PROBLEM REQUIREMENTS: Search the records for the word "Apache" and pick out every line that has it.

SUPPLIED DATA:
>>>>>
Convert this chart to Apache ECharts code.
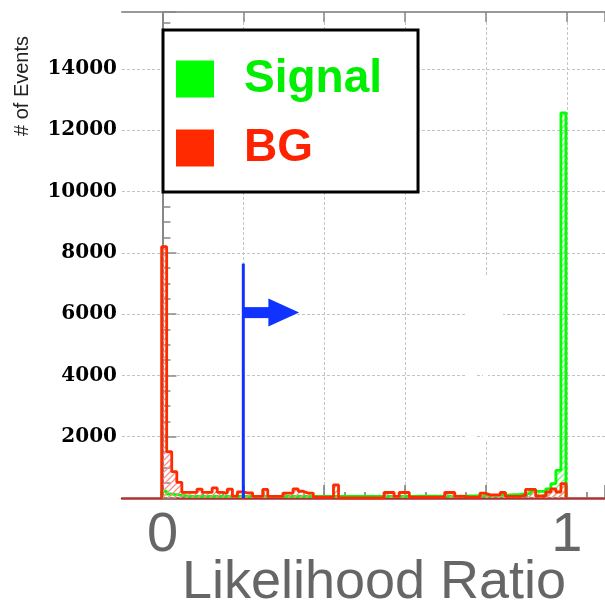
<<<<<
>>>>>
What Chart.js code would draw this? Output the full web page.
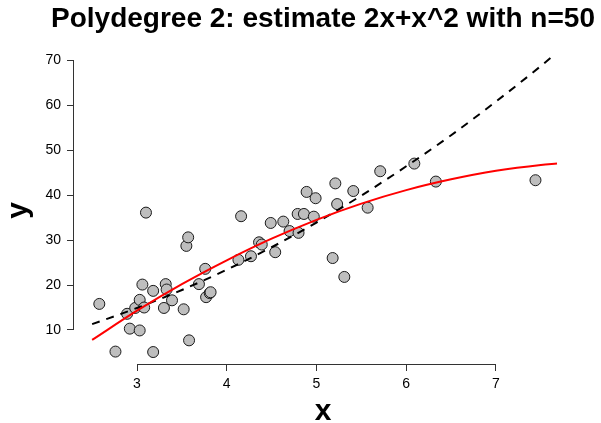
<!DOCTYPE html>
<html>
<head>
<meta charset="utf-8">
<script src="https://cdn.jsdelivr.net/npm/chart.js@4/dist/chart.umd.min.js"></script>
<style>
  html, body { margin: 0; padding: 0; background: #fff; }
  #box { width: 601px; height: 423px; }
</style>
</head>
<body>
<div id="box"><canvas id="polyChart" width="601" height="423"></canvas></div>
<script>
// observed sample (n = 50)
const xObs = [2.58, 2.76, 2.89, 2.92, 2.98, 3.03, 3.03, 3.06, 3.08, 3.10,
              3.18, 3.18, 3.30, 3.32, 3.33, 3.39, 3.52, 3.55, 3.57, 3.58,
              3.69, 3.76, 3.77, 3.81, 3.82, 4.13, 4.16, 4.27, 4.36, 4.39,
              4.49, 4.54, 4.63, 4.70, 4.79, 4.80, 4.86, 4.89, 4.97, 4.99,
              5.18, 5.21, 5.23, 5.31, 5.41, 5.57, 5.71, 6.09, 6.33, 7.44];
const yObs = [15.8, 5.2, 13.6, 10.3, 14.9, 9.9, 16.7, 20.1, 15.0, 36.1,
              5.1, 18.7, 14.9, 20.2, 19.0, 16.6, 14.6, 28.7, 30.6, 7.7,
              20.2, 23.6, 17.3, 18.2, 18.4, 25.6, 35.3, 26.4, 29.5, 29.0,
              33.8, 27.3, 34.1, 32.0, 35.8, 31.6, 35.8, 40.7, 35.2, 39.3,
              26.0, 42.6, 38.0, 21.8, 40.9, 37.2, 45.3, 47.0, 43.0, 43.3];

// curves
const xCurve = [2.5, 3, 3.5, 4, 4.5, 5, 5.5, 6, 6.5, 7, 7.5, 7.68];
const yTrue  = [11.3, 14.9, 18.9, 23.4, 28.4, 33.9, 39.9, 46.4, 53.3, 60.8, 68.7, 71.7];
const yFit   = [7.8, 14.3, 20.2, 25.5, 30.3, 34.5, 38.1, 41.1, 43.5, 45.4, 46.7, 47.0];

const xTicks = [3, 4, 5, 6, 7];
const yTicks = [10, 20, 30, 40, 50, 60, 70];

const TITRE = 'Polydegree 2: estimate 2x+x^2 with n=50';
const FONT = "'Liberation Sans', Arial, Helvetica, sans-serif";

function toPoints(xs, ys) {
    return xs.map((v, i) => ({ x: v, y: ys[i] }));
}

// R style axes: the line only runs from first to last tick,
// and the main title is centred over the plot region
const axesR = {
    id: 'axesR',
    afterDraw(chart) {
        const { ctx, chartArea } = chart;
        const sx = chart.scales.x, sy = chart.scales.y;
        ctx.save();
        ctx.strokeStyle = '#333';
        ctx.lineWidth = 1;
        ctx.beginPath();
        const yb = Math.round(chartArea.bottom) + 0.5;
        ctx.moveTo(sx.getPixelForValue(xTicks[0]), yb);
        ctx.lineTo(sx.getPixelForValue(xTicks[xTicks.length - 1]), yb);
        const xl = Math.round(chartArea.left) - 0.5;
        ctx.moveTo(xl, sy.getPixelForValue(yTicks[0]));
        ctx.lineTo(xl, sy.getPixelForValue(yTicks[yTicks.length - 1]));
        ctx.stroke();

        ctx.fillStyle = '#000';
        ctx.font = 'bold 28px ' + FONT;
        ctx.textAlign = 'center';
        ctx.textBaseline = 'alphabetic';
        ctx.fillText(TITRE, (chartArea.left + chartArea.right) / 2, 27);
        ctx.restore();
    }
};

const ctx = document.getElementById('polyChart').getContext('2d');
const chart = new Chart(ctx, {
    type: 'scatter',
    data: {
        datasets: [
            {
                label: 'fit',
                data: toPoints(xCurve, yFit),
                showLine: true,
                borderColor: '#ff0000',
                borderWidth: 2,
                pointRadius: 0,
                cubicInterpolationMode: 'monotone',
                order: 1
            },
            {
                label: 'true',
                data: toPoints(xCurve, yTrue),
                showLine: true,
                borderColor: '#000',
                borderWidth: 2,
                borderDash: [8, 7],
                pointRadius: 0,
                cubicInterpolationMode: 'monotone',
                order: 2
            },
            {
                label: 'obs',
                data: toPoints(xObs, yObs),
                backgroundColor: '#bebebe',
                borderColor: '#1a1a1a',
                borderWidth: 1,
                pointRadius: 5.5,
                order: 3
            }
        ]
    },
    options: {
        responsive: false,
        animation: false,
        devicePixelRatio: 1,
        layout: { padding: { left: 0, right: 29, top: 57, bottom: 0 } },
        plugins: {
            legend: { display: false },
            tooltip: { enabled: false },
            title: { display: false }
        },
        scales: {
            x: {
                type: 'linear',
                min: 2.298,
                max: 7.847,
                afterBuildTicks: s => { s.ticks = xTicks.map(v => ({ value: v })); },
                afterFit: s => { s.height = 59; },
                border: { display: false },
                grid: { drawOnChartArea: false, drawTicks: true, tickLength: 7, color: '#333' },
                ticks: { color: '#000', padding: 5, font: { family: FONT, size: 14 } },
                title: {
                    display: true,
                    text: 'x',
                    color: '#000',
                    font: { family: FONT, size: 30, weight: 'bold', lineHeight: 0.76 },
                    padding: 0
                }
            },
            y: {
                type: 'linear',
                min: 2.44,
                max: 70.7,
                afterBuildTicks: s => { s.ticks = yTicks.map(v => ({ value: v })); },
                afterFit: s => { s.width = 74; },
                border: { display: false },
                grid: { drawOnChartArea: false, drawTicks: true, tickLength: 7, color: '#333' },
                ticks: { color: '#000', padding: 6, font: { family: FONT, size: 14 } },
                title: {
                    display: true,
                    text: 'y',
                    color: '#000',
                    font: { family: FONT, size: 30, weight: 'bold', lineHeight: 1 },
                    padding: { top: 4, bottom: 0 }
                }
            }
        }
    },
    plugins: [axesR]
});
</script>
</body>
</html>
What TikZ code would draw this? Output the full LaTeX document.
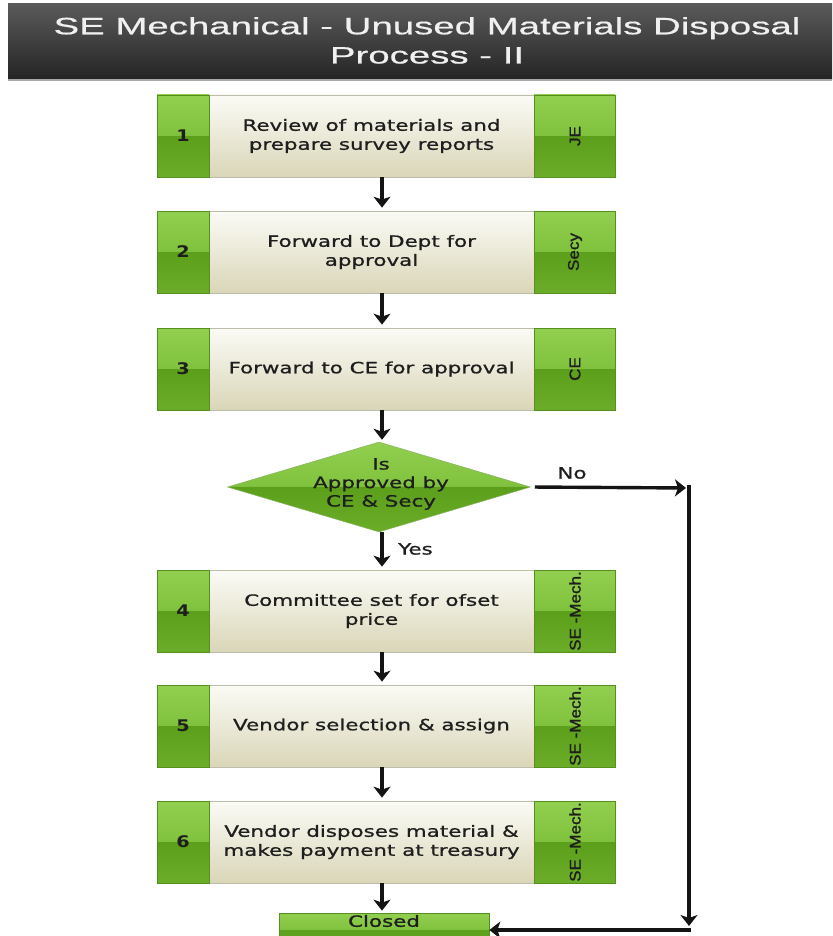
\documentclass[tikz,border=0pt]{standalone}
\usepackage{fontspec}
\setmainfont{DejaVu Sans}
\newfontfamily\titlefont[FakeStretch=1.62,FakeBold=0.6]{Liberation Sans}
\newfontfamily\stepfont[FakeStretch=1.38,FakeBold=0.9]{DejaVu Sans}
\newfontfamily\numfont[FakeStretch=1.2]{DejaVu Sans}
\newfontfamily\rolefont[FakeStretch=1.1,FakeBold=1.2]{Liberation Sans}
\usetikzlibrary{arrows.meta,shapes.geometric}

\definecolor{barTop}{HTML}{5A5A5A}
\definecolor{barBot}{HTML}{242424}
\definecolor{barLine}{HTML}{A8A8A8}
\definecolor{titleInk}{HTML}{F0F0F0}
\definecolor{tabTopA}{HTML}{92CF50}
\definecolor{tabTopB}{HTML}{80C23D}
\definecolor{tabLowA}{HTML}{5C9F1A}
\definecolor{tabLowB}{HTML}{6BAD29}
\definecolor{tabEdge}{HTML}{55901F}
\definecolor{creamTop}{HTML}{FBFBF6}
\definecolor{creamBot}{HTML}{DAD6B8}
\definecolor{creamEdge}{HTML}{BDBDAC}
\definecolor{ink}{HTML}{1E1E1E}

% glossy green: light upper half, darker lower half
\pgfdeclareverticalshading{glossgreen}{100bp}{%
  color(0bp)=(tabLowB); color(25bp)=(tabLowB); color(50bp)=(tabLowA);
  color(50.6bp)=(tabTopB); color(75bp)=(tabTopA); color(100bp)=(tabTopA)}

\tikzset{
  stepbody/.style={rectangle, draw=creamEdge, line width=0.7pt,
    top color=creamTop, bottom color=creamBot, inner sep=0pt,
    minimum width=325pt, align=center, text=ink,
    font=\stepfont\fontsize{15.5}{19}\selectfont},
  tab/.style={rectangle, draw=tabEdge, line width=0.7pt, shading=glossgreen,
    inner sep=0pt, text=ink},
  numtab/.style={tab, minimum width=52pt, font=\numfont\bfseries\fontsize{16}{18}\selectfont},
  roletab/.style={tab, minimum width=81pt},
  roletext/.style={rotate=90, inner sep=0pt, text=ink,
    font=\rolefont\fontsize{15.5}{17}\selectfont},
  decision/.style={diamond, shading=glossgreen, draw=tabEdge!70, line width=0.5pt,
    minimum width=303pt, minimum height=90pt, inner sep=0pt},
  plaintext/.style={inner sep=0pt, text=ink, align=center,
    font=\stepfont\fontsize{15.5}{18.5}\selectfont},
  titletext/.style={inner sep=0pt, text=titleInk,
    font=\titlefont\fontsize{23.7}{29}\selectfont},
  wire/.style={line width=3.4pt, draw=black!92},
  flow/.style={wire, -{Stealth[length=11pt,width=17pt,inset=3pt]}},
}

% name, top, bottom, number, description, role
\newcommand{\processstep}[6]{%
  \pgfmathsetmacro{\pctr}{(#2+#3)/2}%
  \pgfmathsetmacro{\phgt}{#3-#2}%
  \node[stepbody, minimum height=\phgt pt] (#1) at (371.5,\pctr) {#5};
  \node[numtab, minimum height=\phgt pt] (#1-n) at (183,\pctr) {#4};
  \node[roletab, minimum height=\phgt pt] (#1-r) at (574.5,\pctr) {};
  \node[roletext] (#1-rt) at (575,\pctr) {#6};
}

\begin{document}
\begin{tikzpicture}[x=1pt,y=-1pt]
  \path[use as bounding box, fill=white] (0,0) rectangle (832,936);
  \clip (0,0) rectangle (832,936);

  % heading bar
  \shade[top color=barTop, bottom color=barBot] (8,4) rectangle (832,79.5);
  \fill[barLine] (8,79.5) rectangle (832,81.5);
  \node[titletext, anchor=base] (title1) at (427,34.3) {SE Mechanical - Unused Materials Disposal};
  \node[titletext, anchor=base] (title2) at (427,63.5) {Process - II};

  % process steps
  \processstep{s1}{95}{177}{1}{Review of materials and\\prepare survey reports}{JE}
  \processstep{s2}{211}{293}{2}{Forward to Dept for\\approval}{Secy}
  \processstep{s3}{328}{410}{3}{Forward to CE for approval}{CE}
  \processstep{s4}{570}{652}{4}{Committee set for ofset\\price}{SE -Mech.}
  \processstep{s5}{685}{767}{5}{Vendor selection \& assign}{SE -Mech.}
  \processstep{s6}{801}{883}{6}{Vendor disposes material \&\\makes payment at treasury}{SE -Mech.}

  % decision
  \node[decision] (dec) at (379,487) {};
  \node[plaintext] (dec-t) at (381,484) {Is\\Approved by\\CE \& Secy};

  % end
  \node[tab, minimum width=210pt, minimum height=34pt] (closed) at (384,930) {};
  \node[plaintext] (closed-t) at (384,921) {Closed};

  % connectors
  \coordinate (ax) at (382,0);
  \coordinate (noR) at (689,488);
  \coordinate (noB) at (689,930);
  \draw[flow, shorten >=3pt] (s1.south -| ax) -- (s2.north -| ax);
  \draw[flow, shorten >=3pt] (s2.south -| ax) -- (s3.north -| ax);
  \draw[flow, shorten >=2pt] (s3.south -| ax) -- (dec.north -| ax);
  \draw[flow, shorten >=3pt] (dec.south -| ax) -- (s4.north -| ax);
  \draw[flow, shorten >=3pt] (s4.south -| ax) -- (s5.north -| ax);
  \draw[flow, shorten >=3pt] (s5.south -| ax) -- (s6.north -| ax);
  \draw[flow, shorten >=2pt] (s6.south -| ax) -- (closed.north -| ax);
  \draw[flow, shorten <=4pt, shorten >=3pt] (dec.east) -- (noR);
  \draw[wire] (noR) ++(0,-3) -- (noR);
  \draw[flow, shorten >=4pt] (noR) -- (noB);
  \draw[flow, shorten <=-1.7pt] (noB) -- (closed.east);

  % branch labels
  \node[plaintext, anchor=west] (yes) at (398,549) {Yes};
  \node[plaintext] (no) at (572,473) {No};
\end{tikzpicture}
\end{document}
<<<<<
>>>>>
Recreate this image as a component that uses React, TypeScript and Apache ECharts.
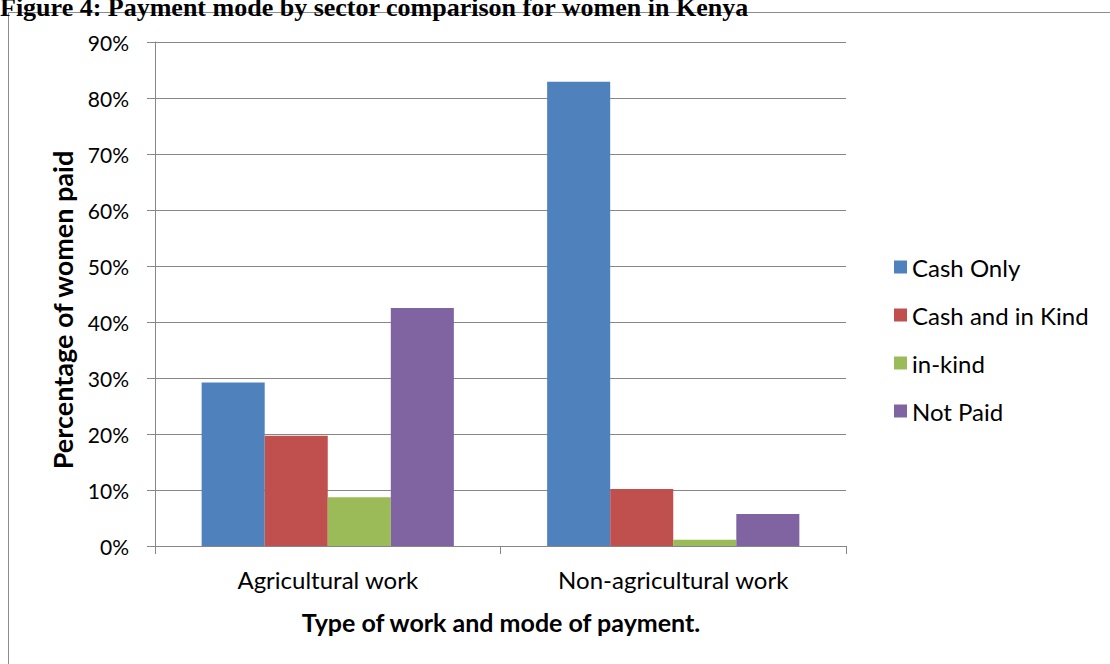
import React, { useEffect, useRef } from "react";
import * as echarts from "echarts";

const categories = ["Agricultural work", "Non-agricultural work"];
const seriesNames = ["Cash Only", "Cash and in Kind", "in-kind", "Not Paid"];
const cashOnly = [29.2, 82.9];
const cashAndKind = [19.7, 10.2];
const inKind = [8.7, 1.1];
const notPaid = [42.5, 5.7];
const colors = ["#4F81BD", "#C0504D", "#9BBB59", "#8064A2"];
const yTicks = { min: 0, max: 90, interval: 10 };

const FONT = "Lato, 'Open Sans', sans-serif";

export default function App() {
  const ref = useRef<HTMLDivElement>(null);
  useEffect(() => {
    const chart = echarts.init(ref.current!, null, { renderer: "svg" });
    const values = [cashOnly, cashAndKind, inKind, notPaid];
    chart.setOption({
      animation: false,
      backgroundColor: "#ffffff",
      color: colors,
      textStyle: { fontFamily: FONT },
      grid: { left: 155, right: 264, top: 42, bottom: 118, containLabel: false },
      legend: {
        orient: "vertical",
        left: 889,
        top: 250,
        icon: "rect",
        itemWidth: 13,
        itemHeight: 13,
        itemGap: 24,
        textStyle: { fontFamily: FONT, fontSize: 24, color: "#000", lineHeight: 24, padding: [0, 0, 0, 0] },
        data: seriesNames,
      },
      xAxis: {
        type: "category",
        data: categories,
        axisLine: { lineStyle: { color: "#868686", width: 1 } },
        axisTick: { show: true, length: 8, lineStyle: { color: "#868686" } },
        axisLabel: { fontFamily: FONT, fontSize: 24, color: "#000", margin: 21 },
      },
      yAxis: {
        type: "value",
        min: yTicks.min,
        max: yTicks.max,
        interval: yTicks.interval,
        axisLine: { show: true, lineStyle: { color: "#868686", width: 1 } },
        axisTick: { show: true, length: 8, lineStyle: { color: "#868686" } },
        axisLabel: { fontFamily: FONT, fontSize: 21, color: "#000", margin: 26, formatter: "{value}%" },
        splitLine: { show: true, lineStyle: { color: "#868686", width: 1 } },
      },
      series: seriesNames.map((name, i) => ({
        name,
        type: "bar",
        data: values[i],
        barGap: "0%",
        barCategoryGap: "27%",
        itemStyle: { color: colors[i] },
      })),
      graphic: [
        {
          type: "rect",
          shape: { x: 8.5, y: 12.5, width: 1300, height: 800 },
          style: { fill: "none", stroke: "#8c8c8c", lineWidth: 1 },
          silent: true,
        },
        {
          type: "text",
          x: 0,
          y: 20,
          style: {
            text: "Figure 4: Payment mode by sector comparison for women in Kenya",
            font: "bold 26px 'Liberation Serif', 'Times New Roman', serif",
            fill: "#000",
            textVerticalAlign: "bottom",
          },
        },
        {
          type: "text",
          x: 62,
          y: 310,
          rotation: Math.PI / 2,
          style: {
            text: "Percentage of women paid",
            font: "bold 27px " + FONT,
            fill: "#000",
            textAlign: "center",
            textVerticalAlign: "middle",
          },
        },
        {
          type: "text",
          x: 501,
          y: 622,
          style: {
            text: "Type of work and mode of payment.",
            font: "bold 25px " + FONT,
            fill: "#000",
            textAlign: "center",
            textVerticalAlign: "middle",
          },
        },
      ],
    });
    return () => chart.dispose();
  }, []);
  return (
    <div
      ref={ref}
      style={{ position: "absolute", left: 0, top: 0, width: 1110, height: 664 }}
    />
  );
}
<<<<<
COMPLETE RESPONSE:
Convert this chart to Apache ECharts code.
Recreate this image as a component that uses React, TypeScript and Apache ECharts.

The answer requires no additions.